— START OF RAW DATA —
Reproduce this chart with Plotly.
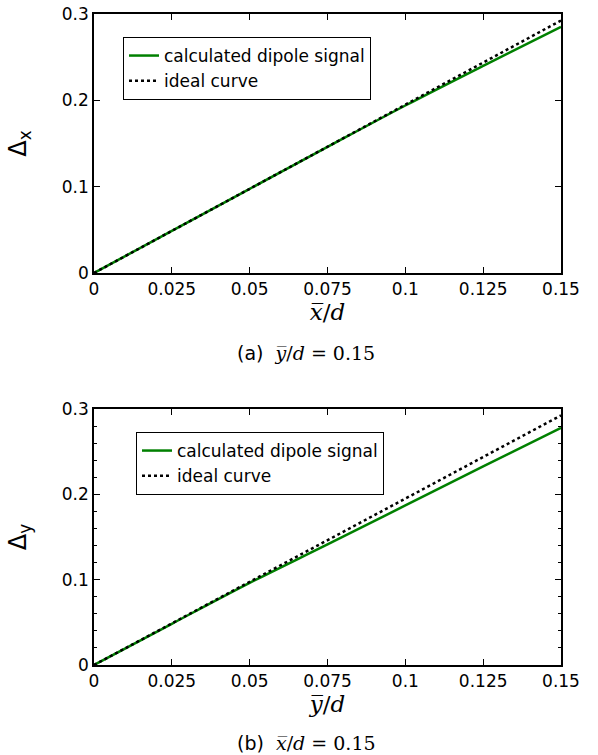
import plotly.graph_objects as go

# ---- data ----
pos = [0.0, 0.025, 0.05, 0.075, 0.1, 0.125, 0.15]
ideal = [0.0, 0.04875, 0.0975, 0.14625, 0.195, 0.24375, 0.2925]
dipole_a = [0.0, 0.0488, 0.0975, 0.1460, 0.1940, 0.2400, 0.2850]
dipole_b = [0.0, 0.0483, 0.0962, 0.1413, 0.1870, 0.2328, 0.2780]
xticks = [0, 0.025, 0.05, 0.075, 0.1, 0.125, 0.15]
xticklabels = ["0", "0.025", "0.05", "0.075", "0.1", "0.125", "0.15"]
yticks = [0, 0.1, 0.2, 0.3]
yticklabels = ["0", "0.1", "0.2", "0.3"]

W, H = 598, 755
GREEN = "#008000"
SANS = "DejaVu Sans"
SERIF = "DejaVu Serif"

fig = go.Figure()
fig.add_trace(go.Scatter(x=pos, y=dipole_a, mode="lines", name="calculated dipole signal",
                         line=dict(color=GREEN, width=2.5, shape="spline"),
                         xaxis="x", yaxis="y", legend="legend"))
fig.add_trace(go.Scatter(x=pos, y=ideal, mode="lines", name="ideal curve",
                         line=dict(color="black", width=2.5, dash="dot"),
                         xaxis="x", yaxis="y", legend="legend"))
fig.add_trace(go.Scatter(x=pos, y=dipole_b, mode="lines", name="calculated dipole signal",
                         line=dict(color=GREEN, width=2.5, shape="spline"),
                         xaxis="x2", yaxis="y2", legend="legend2"))
fig.add_trace(go.Scatter(x=pos, y=ideal, mode="lines", name="ideal curve",
                         line=dict(color="black", width=2.5, dash="dot"),
                         xaxis="x2", yaxis="y2", legend="legend2"))

xdom = [94 / W, 561 / W]
ydom1 = [1 - 273 / H, 1 - 14 / H]
ydom2 = [1 - 665 / H, 1 - 409 / H]

common_x = dict(range=[0, 0.15], tickvals=xticks, ticktext=xticklabels,
                ticks="inside", ticklen=6, tickcolor="black", tickwidth=1.2,
                showline=True, linecolor="black", linewidth=1.5, mirror="allticks",
                showgrid=False, zeroline=False, domain=xdom, automargin=False,
                tickfont=dict(family=SANS, size=17, color="black"))
common_y = dict(range=[0, 0.3], tickvals=yticks, ticktext=yticklabels,
                ticks="inside", ticklen=6, tickcolor="black", tickwidth=1.2,
                showline=True, linecolor="black", linewidth=1.5, mirror="allticks",
                showgrid=False, zeroline=False, automargin=False,
                tickfont=dict(family=SANS, size=17, color="black"))

fig.update_layout(
    width=W, height=H,
    margin=dict(l=0, r=0, t=0, b=0),
    paper_bgcolor="white", plot_bgcolor="white",
    xaxis=dict(common_x, anchor="y",
               title=dict(text="<i>x̅</i>/<i>d</i>", standoff=4,
                          font=dict(family=SERIF, size=23, color="black"))),
    yaxis=dict(common_y, domain=ydom1, anchor="x",
               title=dict(text="Δ<sub>x</sub>", standoff=28,
                          font=dict(family=SANS, size=24, color="black"))),
    xaxis2=dict(common_x, anchor="y2",
                title=dict(text="<i>y̅</i>/<i>d</i>", standoff=4,
                           font=dict(family=SERIF, size=23, color="black"))),
    yaxis2=dict(common_y, domain=ydom2, anchor="x2",
                minor=dict(dtick=0.02, ticks="inside", ticklen=3, tickcolor="black", showgrid=False),
                title=dict(text="Δ<sub>y</sub>", standoff=28,
                           font=dict(family=SANS, size=24, color="black"))),
    legend=dict(x=123 / W, y=1 - 37 / H, xanchor="left", yanchor="top",
                bordercolor="black", borderwidth=1, bgcolor="white",
                font=dict(family=SANS, size=17, color="black"),
                itemwidth=30, tracegroupgap=0),
    legend2=dict(x=136 / W, y=1 - 432 / H, xanchor="left", yanchor="top",
                 bordercolor="black", borderwidth=1, bgcolor="white",
                 font=dict(family=SANS, size=17, color="black"),
                 itemwidth=30, tracegroupgap=0),
    showlegend=True,
)

cap_a = ('<span style="font-family:DejaVu Sans">(a)</span>  '
         '<i>y̅</i>/<i>d</i> = 0.15')
cap_b = ('<span style="font-family:DejaVu Sans">(b)</span>  '
         '<i>x̅</i>/<i>d</i> = 0.15')
fig.add_annotation(text=cap_a, x=306 / W, y=1 - 353 / H, xref="paper", yref="paper",
                   showarrow=False, xanchor="center", yanchor="middle",
                   font=dict(family=SERIF, size=19, color="black"))
fig.add_annotation(text=cap_b, x=306 / W, y=1 - 743 / H, xref="paper", yref="paper",
                   showarrow=False, xanchor="center", yanchor="middle",
                   font=dict(family=SERIF, size=19, color="black"))

fig.write_html("out.html", config={"displayModeBar": False},
               post_script="document.body.style.margin='0';document.body.style.overflow='hidden';")
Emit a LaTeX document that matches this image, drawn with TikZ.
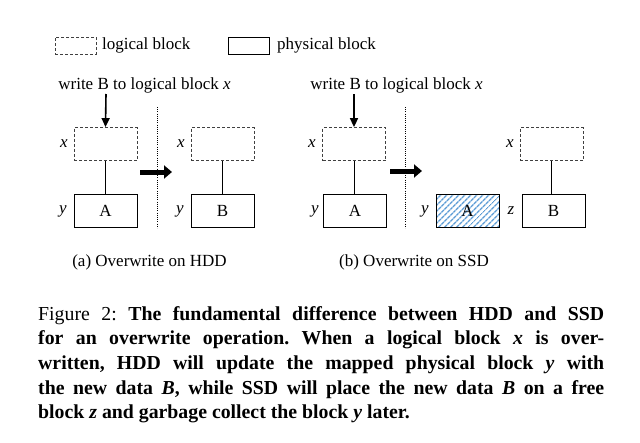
\documentclass[tikz,border=0pt]{standalone}
\usepackage{fontspec}
\setmainfont{Liberation Serif}
\usetikzlibrary{arrows.meta,patterns.meta}
\definecolor{hatch}{HTML}{5B9BD5}
\begin{document}
\begin{tikzpicture}[x=1pt,y=-1pt,
  font=\fontsize{17}{20}\selectfont,
  lblock/.style={draw=black!75,dashed,dash pattern=on 3pt off 2pt,line width=0.8pt,minimum width=63pt,minimum height=33pt,inner sep=0pt},
  pblock/.style={draw,line width=0.8pt,minimum width=63pt,minimum height=33pt,inner sep=0pt},
  hblock/.style={pblock,pattern={Lines[angle=45,distance=4pt,line width=1.4pt]},pattern color=hatch},
  lab/.style={inner sep=0pt,font=\fontsize{17}{20}\selectfont\itshape},
  link/.style={line width=0.9pt},
  wrarrow/.style={line width=1.6pt,-{Triangle[length=9pt,width=8pt]}},
  bigarrow/.style={line width=5pt,-{Triangle[length=8pt,width=13pt]}},
  sep/.style={dotted,line width=0.9pt,dash pattern=on 0.8pt off 1.4pt}]
\useasboundingbox (0,0) rectangle (640,442);
% legend
\node[lblock,minimum width=41pt,minimum height=17pt] (legl) at (75.5,45.5) {};
\node[anchor=west,inner sep=0pt] (legltxt) at (102,45) {logical block};
\node[pblock,minimum width=41pt,minimum height=17pt] (legp) at (248.5,45.5) {};
\node[anchor=west,inner sep=0pt] (legptxt) at (277,45) {physical block};
% panel a
\node[inner sep=0pt] (wra) at (144.5,85) {write B to logical block \textit{x}};
\node[lblock] (la1) at (105.5,144) {};
\node[pblock] (pa1) at (105.5,210.5) {A};
\node[lab] (xa1) at (64,144) {x};
\node[lab] (ya1) at (63,211) {y};
\node[lblock] (la2) at (222.5,144) {};
\node[pblock] (pa2) at (222.5,210.5) {B};
\node[lab] (xa2) at (181,144) {x};
\node[lab] (ya2) at (180,211) {y};
\coordinate (wa) at (106,94);
\draw[wrarrow] (wa) -- (la1.north);
\draw[link] (la1) -- (pa1);
\draw[link] (la2) -- (pa2);
\coordinate (ba1) at (140,172);
\coordinate (ba2) at (172,172);
\draw[bigarrow] (ba1) -- (ba2);
\coordinate (sa1) at (157,107);
\coordinate (sa2) at (157,228);
\draw[sep] (sa1) -- (sa2);
\node (capa) at (149.5,262) {(a) Overwrite on HDD};
% panel b
\node[inner sep=0pt] (wrb) at (396.5,85) {write B to logical block \textit{x}};
\node[lblock] (lb1) at (354,144) {};
\node[pblock] (pb1) at (355,210.5) {A};
\node[lab] (xb1) at (312,144) {x};
\node[lab] (yb1) at (315,211) {y};
\node[hblock] (pb2) at (467.5,210.5) {A};
\node[lab] (yb2) at (425,211) {y};
\node[pblock] (pb3) at (553.5,210.5) {B};
\node[lab] (zb3) at (511,211) {z};
\node[lblock] (lb3) at (551.5,144) {};
\node[lab] (xb3) at (510,144) {x};
\coordinate (wb) at (354,94);
\draw[wrarrow] (wb) -- (lb1.north);
\draw[link] (lb1) -- (lb1 |- pb1.north);
\draw[link] (lb3) -- (lb3 |- pb3.north);
\coordinate (bb1) at (390,171);
\coordinate (bb2) at (422,171);
\draw[bigarrow] (bb1) -- (bb2);
\coordinate (sb1) at (405,107);
\coordinate (sb2) at (405,228);
\draw[sep] (sb1) -- (sb2);
\node (capb) at (414,262) {(b) Overwrite on SSD};
% figure caption
\node[anchor=north west,inner sep=0pt,text width=566pt,align=justify,font=\fontsize{19.8}{24.7}\selectfont\frenchspacing] (figcap) at (38,306)
{Figure 2: \textbf{The fundamental difference between HDD and SSD\linebreak for an overwrite operation. When a logical block \textit{x} is over-\linebreak written, HDD will update the mapped physical block \textit{y} with\linebreak the new data \textit{B}, while SSD will place the new data \textit{B} on a free\linebreak block \textit{z} and garbage collect the block \textit{y} later.}};
\end{tikzpicture}
\end{document}
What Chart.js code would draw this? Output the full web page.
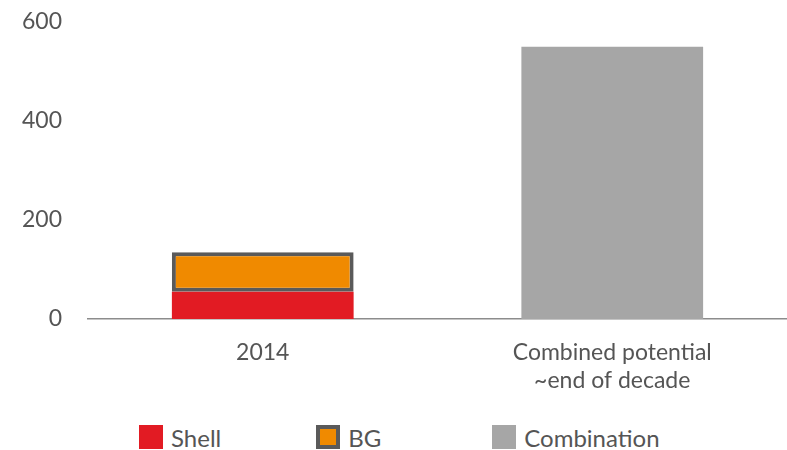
<!DOCTYPE html>
<html>
<head>
<meta charset="utf-8">
<script src="https://cdn.jsdelivr.net/npm/chart.js@4/dist/chart.umd.min.js"></script>
<style>
  body { margin: 0; background: #fff; }
  #wrap { position: relative; width: 787px; height: 402px; }
  #legend { position: absolute; top: 419px; left: 0; width: 787px; box-sizing: border-box; padding-left: 139px;
            display: flex; height: 36px; align-items: center;
            font-family: Lato, sans-serif; font-size: 24px; color: #555; }
  #legend .item { display: flex; align-items: center; }
  #legend .box { width: 24px; height: 24px; box-sizing: border-box; margin-right: 8px; }
</style>
</head>
<body>
<div id="wrap"><canvas id="chart"></canvas></div>
<div id="legend"></div>
<script>
var categories = ['2014', ['Combined potential', '~end of decade']];
var shellValues = [55, null];
var bgValues = [80, null];
var combinationValues = [null, 550];
var yTicks = [0, 200, 400, 600];
var legendGaps = [0, 95, 111];

var ctx = document.getElementById('chart').getContext('2d');
var chart = new Chart(ctx, {
  type: 'bar',
  data: {
    labels: categories,
    datasets: [{
      label: 'Shell',
      data: shellValues,
      backgroundColor: '#e21b23',
      borderWidth: 0
    }, {
      label: 'BG',
      data: bgValues,
      backgroundColor: '#f08a00',
      borderColor: '#5a5a5a',
      borderWidth: 4,
      borderSkipped: false
    }, {
      label: 'Combination',
      data: combinationValues,
      backgroundColor: '#a6a6a6',
      borderWidth: 0
    }]
  },
  options: {
    responsive: true,
    maintainAspectRatio: false,
    animation: false,
    layout: { padding: 0 },
    datasets: { bar: { categoryPercentage: 1.0, barPercentage: 0.52 } },
    plugins: { legend: { display: false }, tooltip: { enabled: false } },
    scales: {
      x: {
        stacked: true,
        grid: { display: false, drawTicks: false },
        border: { display: true, color: '#8c8c8c', width: 1.5 },
        ticks: { color: '#555', padding: 20, font: { family: 'Lato', size: 23 } },
        afterFit: function (axis) {
          axis.height = 83;
          axis.paddingLeft = 0;
          axis.paddingRight = 0;
        }
      },
      y: {
        stacked: true,
        min: 0,
        max: 600,
        afterBuildTicks: function (axis) {
          axis.ticks = yTicks.map(function (v) { return { value: v }; });
        },
        grid: { display: false, drawTicks: false },
        border: { display: false },
        ticks: { color: '#555', padding: 26, font: { family: 'Lato', size: 23 } },
        afterFit: function (axis) {
          axis.width = 88;
          axis.paddingTop = 22;
          axis.paddingBottom = 0;
        }
      }
    }
  }
});

var legend = document.getElementById('legend');
chart.data.datasets.forEach(function (ds, i) {
  var item = document.createElement('div');
  item.className = 'item';
  item.style.marginLeft = legendGaps[i] + 'px';
  var box = document.createElement('span');
  box.className = 'box';
  box.style.background = ds.backgroundColor;
  if (ds.borderWidth) box.style.border = ds.borderWidth + 'px solid ' + ds.borderColor;
  item.appendChild(box);
  item.appendChild(document.createTextNode(ds.label));
  legend.appendChild(item);
});
</script>
</body>
</html>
— END OF RAW DATA —
* YOUR GOAL *
The lines to print start at the line containing "What Chart.js code" and end at the line containing "var legendGaps = [0, 95, 111];"; print them exactly, both ends included, and leave out every picture.

* ANSWER TO THE EXERCISE *
What Chart.js code would draw this? Output the full web page.
<!DOCTYPE html>
<html>
<head>
<meta charset="utf-8">
<script src="https://cdn.jsdelivr.net/npm/chart.js@4/dist/chart.umd.min.js"></script>
<style>
  body { margin: 0; background: #fff; }
  #wrap { position: relative; width: 787px; height: 402px; }
  #legend { position: absolute; top: 419px; left: 0; width: 787px; box-sizing: border-box; padding-left: 139px;
            display: flex; height: 36px; align-items: center;
            font-family: Lato, sans-serif; font-size: 24px; color: #555; }
  #legend .item { display: flex; align-items: center; }
  #legend .box { width: 24px; height: 24px; box-sizing: border-box; margin-right: 8px; }
</style>
</head>
<body>
<div id="wrap"><canvas id="chart"></canvas></div>
<div id="legend"></div>
<script>
var categories = ['2014', ['Combined potential', '~end of decade']];
var shellValues = [55, null];
var bgValues = [80, null];
var combinationValues = [null, 550];
var yTicks = [0, 200, 400, 600];
var legendGaps = [0, 95, 111];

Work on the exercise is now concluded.